Merriam-Webster online issued a press release today stating that “it’s” and “its” will now be found under one combined entry in the famous reference dictionary. From Peter Andrews, head of media relations for the lexical conglomerate:
Given the heavy influence of the Internet on modern American spelling, we’ve decided to accelerate our normalization process. The ‘its/it’s’ convergence is the natural result of a long erosion in the importance of the apostrophe. We’re taking a good hard look at the rest of the contractions for our 2009 edition, but we believe that ‘its/it’s’–now just its–merits immediate attention.

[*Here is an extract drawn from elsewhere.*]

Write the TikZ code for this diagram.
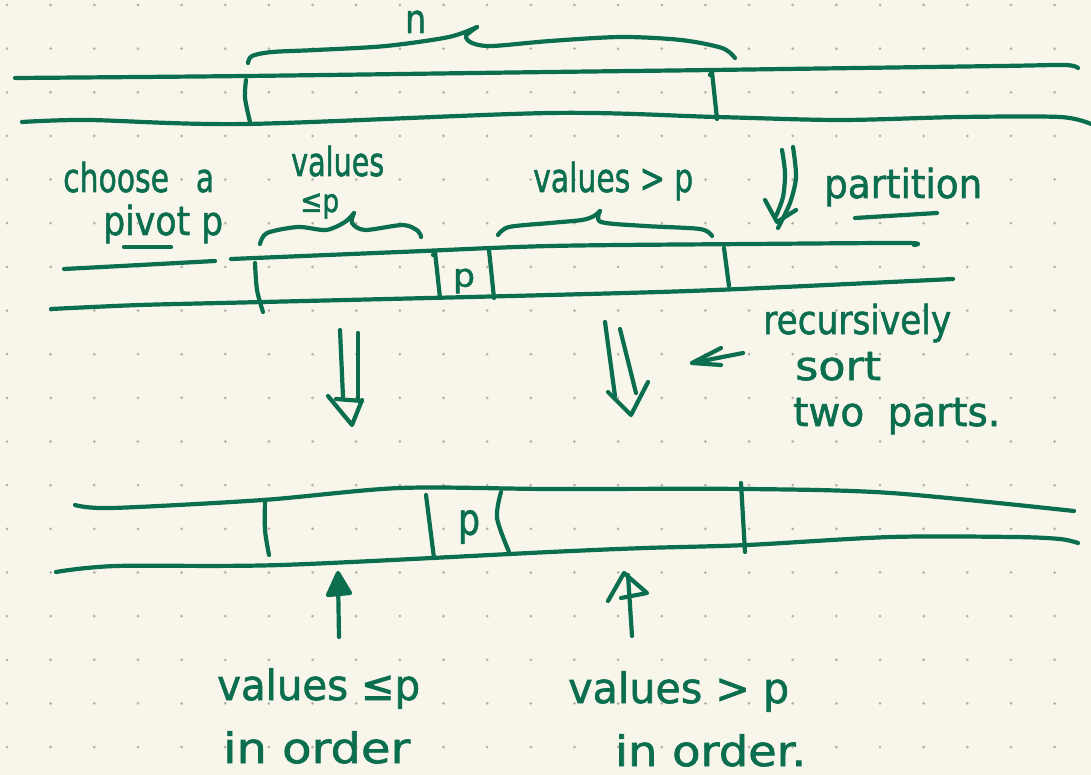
\documentclass[tikz,border=0pt]{standalone}
\usepackage{fontspec}
\setmainfont{DejaVu Sans}[FakeBold=1.5]
\usepackage{graphicx}
\definecolor{paper}{HTML}{F8F6EA}
\definecolor{ink}{HTML}{0B6E4F}
\definecolor{dotc}{HTML}{B3B2AA}
% text squeezed or stretched to a given width, height kept
\newcommand{\hw}[2]{\resizebox{#1pt}{\height}{#2}}

\begin{document}
\begin{tikzpicture}[x=1pt,y=-1pt,
  pen/.style={draw=ink, line width=4.2pt, line cap=round, line join=round},
  lbl/.style={inner sep=0pt, anchor=base west, text=ink, font=\fontsize{40}{40}\selectfont},
  biglbl/.style={lbl, font=\fontsize{42}{42}\selectfont},
  cell/.style={inner sep=0pt, text=ink, font=\fontsize{32}{32}\selectfont}]

% paper with dot grid
\fill[paper] (0,0) rectangle (1091,775);
\useasboundingbox (0,0) rectangle (1091,775);
\foreach \i in {0,...,24}
  \foreach \j in {0,...,17}
    \fill[dotc] (7+43.65*\i, 5+43.65*\j) circle (1.5pt);

% ---------- input array ----------
\draw[pen] plot[smooth] coordinates {(15,78) (246,76) (550,72) (712,70) (1000,66) (1065,65) (1078,68)};
\draw[pen] plot[smooth] coordinates {(22,122) (88,120) (246,124) (550,113) (716,117) (840,120) (960,117) (1060,117) (1091,124)};
\draw[pen] plot[smooth] coordinates {(246,80) (245,98) (250,122)};
\draw[pen] (710,75) -- (712,72) -- (717,119);
% brace over the n elements
\draw[pen] plot[smooth] coordinates {(248,63) (252,56) (272,52) (316,50) (386,46) (449,37) (477,27)};
\draw[pen] plot[smooth] coordinates {(477,27) (466,36) (472,43) (492,46) (550,41) (621,37) (681,40) (722,48) (735,58)};
\node[lbl] (n) at (405,33) {\hw{21}{n}};

% ---------- partitioned array ----------
\draw[pen] plot[smooth] coordinates {(64,269) (140,265) (215,261)};
\draw[pen] plot[smooth] coordinates {(231,259) (400,252) (550,246) (750,244) (905,243) (914,245)};
\draw[pen] plot[smooth] coordinates {(51,309) (140,305) (263,302) (550,295) (716,290) (953,279)};
\draw[pen] plot[smooth] coordinates {(255,263) (257,290) (263,312)};
\draw[pen] (433,255) -- (435,252) -- (440,298);
\draw[pen] (489,250) -- (494,298);
\draw[pen] (724,248) -- (729,286);
\node[cell] (pmid) at (464,281) {\hw{22}{p}};
% braces over the two parts
\draw[pen] plot[smooth] coordinates {(260,244) (267,233) (298,227) (326,230) (345,222) (354,213)};
\draw[pen] plot[smooth] coordinates {(354,213) (352,223) (365,230) (403,225) (418,231) (421,237)};
\draw[pen] plot[smooth] coordinates {(498,235) (509,227) (550,223) (582,220) (594,216) (600,211)};
\draw[pen] plot[smooth] coordinates {(600,211) (601,222) (645,226) (700,229) (712,236)};
\node[lbl] (vle) at (291,176) {\hw{93}{values}};
\node[lbl, font=\fontsize{32}{32}\selectfont] (le) at (300,212) {\hw{39}{≤p}};
\node[lbl] (vgt) at (533,192) {\hw{160}{values > p}};
\node[lbl] (choose) at (63,192) {\hw{151}{choose\hspace{0.9em}a}};
\node[lbl] (pivot) at (103,235) {\hw{120}{pivot p}};
\draw[pen] (124,247) -- (171,247);

% partition step
\coordinate (pa1) at (782,150);
\coordinate (pa2) at (793,147);
\coordinate (patip) at (777,222);
\draw[pen] plot[smooth] coordinates {(pa1) (785,173) (783,197) (776,216)};
\draw[pen] plot[smooth] coordinates {(pa2) (796,177) (790,203) (778,228)};
\draw[pen] (765,200) -- (patip) -- (796,210);
\node[lbl] (partition) at (824,198) {\hw{158}{partition}};
\draw[pen] (855,218) -- (937,213);

% recursive calls
\coordinate (l1a) at (340,330); \coordinate (l1b) at (343,397);
\coordinate (l2a) at (358,333); \coordinate (l2b) at (358,399);
\draw[pen] (l1a) -- (l1b);
\draw[pen] (l2a) -- (l2b);
\draw[pen] (336,399) -- (362,401);
\draw[pen] (328,396) -- (352,425) -- (362,400);

\coordinate (r1a) at (605,322); \coordinate (r1b) at (615,396);
\coordinate (r2a) at (620,329); \coordinate (r2b) at (636,393);
\draw[pen] (r1a) -- (r1b);
\draw[pen] (r2a) -- (r2b);
\draw[pen] (608,392) -- (631,415) -- (648,382);

\node[lbl] (rec) at (763,334) {\hw{188}{recursively}};
\node[lbl] (sort) at (795,380) {\hw{86}{sort}};
\node[lbl] (two) at (793,426) {\hw{207}{two\hspace{0.6em}parts.}};
\coordinate (sa) at (743,353);
\coordinate (sb) at (692,363);
\draw[pen] (sa) -- (sb);
\draw[pen] (721,348) -- (sb) -- (721,365);

% ---------- sorted array ----------
\draw[pen] plot[smooth] coordinates {(75,505) (112,508) (263,500) (400,488) (550,489) (747,489) (891,493) (1074,511)};
\draw[pen] plot[smooth] coordinates {(56,572) (116,566) (281,565) (550,552) (645,548) (747,545) (891,537) (1014,537) (1060,539) (1078,543)};
\draw[pen] plot[smooth] coordinates {(265,500) (265,530) (269,555)};
\draw[pen] (426,495) -- (434,558);
\draw[pen] plot[smooth] coordinates {(501,492) (497,518) (509,552)};
\draw[pen] (741,483) -- (745,552);
\node[cell, font=\fontsize{44}{44}\selectfont] (pbot) at (469,527) {\hw{22}{p}};

% pointers to the sorted parts
\coordinate (ua) at (339,637); \coordinate (ub) at (338,578);
\draw[pen] (ua) -- (ub);
\filldraw[pen, fill=ink] (328,595) -- (338,573) -- (350,593) -- cycle;
\coordinate (va) at (632,636); \coordinate (vb) at (628,575);
\draw[pen] (va) -- (vb);
\draw[pen] (608,601) -- (624,573) -- (647,593) -- (621,598);

\node[biglbl] (vle2) at (217,700) {\hw{203}{values ≤p}};
\node[biglbl] (ord1) at (223,763) {\hw{187}{in order}};
\node[biglbl] (vgt2) at (568,703) {\hw{221}{values > p}};
\node[biglbl] (ord2) at (615,766) {\hw{191}{in order.}};
\end{tikzpicture}
\end{document}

What M-W calls the “‘its/it’s’ convergence” has until now been one of the top grammatical errors in English. Native speakers and English learners alike will substitute one for the other, when each actually has a clearly distinct meaning.
It’s is a contraction of it is:
It’s a pity she arrived so late. = It is a pity she arrived so late.
Its is a possessive pronoun of indeterminate gender, as opposed to the gender-specific his or her. “Its” is often used to in reference to babies, and in American English “its” will often refer to collective nouns such as “company” or “team”:
The company revised its code of conduct.
As we’ve been through before on this blog, the nature of language is change. One of my tasks as an editor is to stay on top of which changes have passed into common usage and in what context this altered language is acceptable in a text.
Just because M-W says that its so, however, does not mean I will begin applying it as a norm. Especially because this post is an APRIL FOOL!